9.  Effective Date of Plan and Duration of Plan.

    The Plan became effective upon its adoption by the Board on February 17, 
1997, subject to subsequent approval by the Company's stockholders.  Unless 
previously terminated, the Plan will terminate on February 16, 2007.



<PAGE>


                                                                       Exhibit 5

                              Bingham, Dana & Gould LLP
                                  150 Federal Street
                                   Boston, MA 02110
                                  Tel. 617-951-8000
                                  Fax. 617-951-8736
                                           

                                    June 25, 1997
                                           

Biomatrix, Inc.
65 Railroad Avenue
Ridgefield, New Jersey  07657


Dear Sir or Madam:

    We have acted as counsel for Biomatrix, Inc., a Delaware corporation (the
"Company"), in connection with the Company's Registration Statement on Form S-8
proposed to be filed with the Securities and Exchange Commission on or about
June 25, 1997 (the "Registration Statement").

    The Registration Statement covers the registration of 1,500,000 shares of
common stock, $0.0001 par value per share, of the Company (the "Shares"), which
may be issued by the Company upon the exercise of stock options, or pursuant to
restricted stock awards, granted or to be granted pursuant to the Company's 1994
Stock Option Plan, as amended (the "1994 Plan"), and 1997 Restricted Stock Plan
(the "1997 Plan" and, together with the 1994 Plan, the "Plans").

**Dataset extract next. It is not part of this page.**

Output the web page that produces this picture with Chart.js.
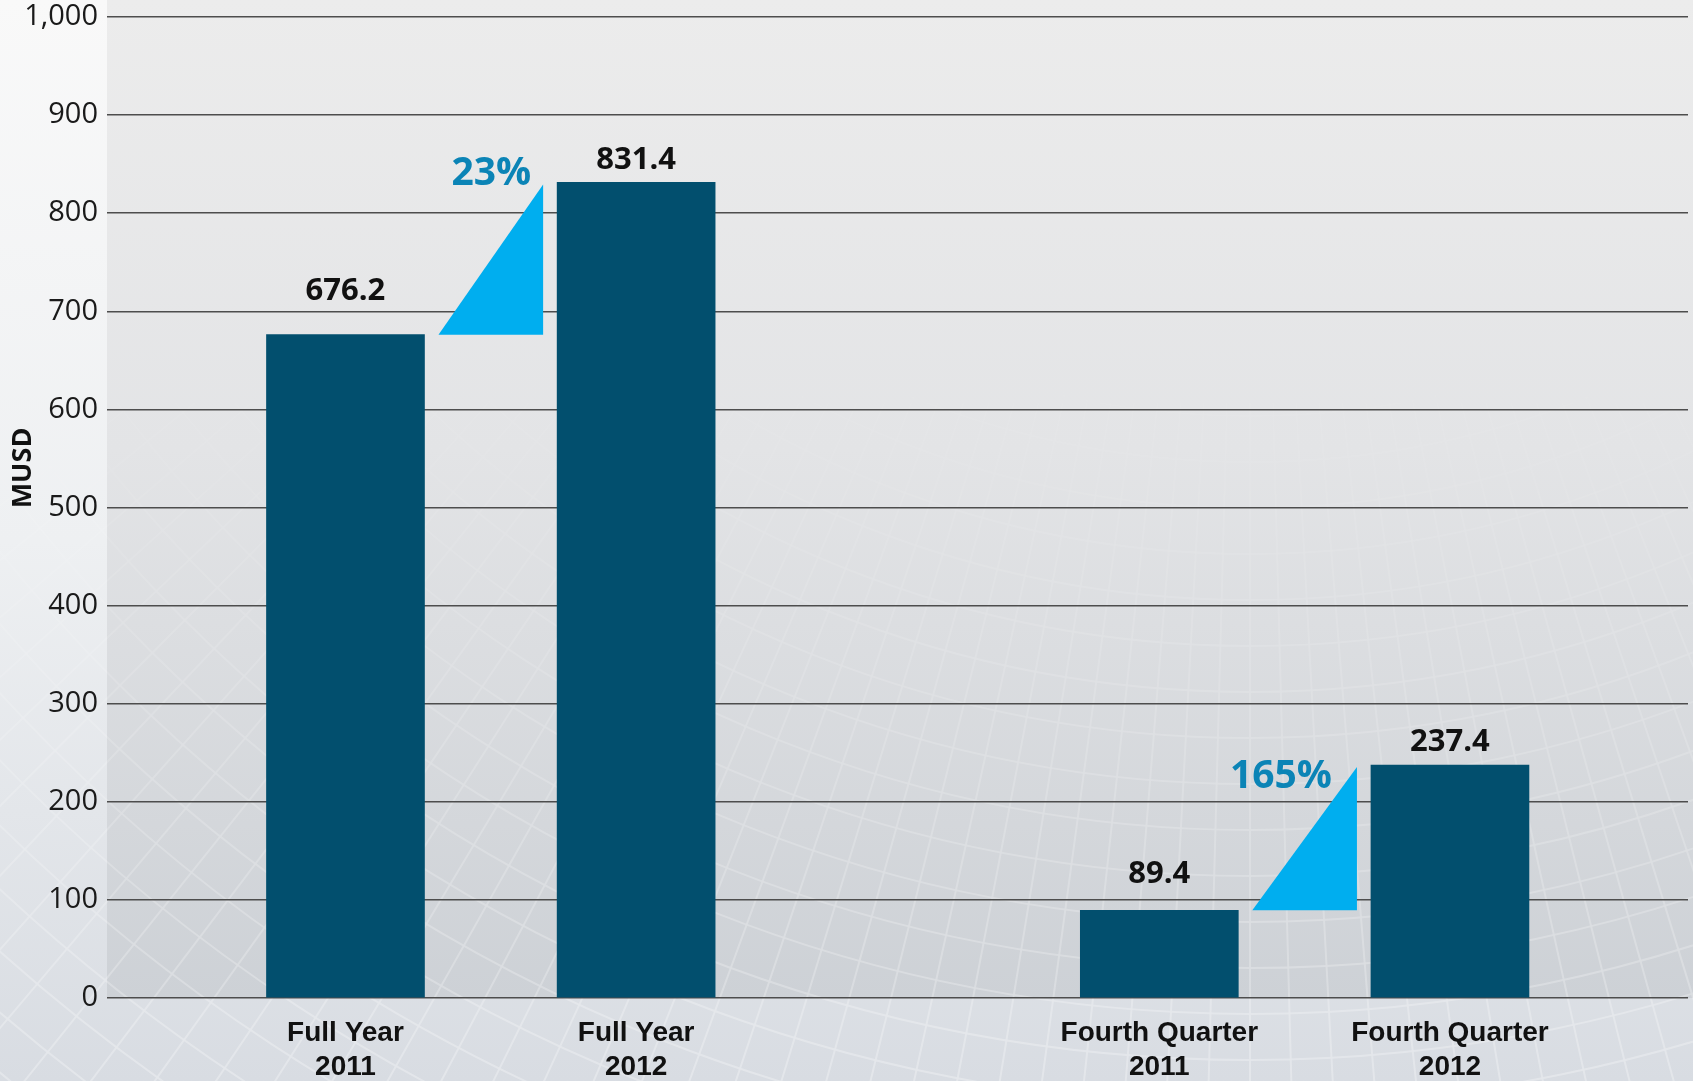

    We have reviewed the corporate proceedings of the Company with respect to
the authorization of the Plans and the issuance of the Shares thereunder.  We
have also examined and relied upon originals or copies, certified or otherwise
identified or authenticated to our satisfaction, of such agreements,
instruments, corporate records, certificates, and other documents as we have
deemed necessary or appropriate as a basis for the opinions hereinafter
expressed.  In our examination, we have assumed the genuineness of all
signatures, the conformity to the originals of all documents reviewed by us as
copies, the authenticity and completeness of all original documents reviewed by
us in original or copy form, and the legal competence of each individual
executing any document.

<PAGE>

Biomatrix, Inc.
June 25, 1997
Page 2


    We further assume that all Shares issued upon the exercise of options, or
pursuant to restricted stock awards, granted or to be granted pursuant to the
Plans will be issued in accordance with the applicable Plan and the terms of
such options or awards.

    Subject to the limitations set forth below, we have made such examination
of law as we have deemed necessary for the purposes of this opinion.  This
opinion is limited solely to the General Corporation Law of the State of
Delaware as applied by courts located in Delaware.


    Based upon and subject to the foregoing, we are of the opinion that the
Shares, when issued and delivered as restricted stock awards pursuant to the
1997 Plan or upon the exercise of options duly granted pursuant to the 1994
Plan, in all cases against the payment of the purchase price or exercise price
therefor as provided in relevant Plan and the relevant grant or award, will be
validly issued, fully paid, and non-assessable.

    We hereby consent to the filing of this opinion as an exhibit to the
Registration Statement.

                                  Very truly yours,



                                  /s/ BINGHAM, DANA & GOULD LLP

<PAGE>


                     CONSENT OF INDEPENDENT ACCOUNTANTS

We consent to the incorporation by reference in the registration statement of 
Biomatrix, Inc. on Form S-8 relating to the Biomatrix Inc. 1994 Stock Option 
Plan, as amended and the Biomatrix Inc. 1997 Restricted Stock Plan of our 
report dated March 7, 1997, on our audits of the consolidated financial 
statements of Biomatrix, Inc. included in the Annual Report on Form 10-K of 
Biomatrix for the year ended December 31, 1996.


                                              /s/ Coopers & Lybrand L.L.P.
                                              ------------------------------
                                                  Coopers & Lybrand L.L.P.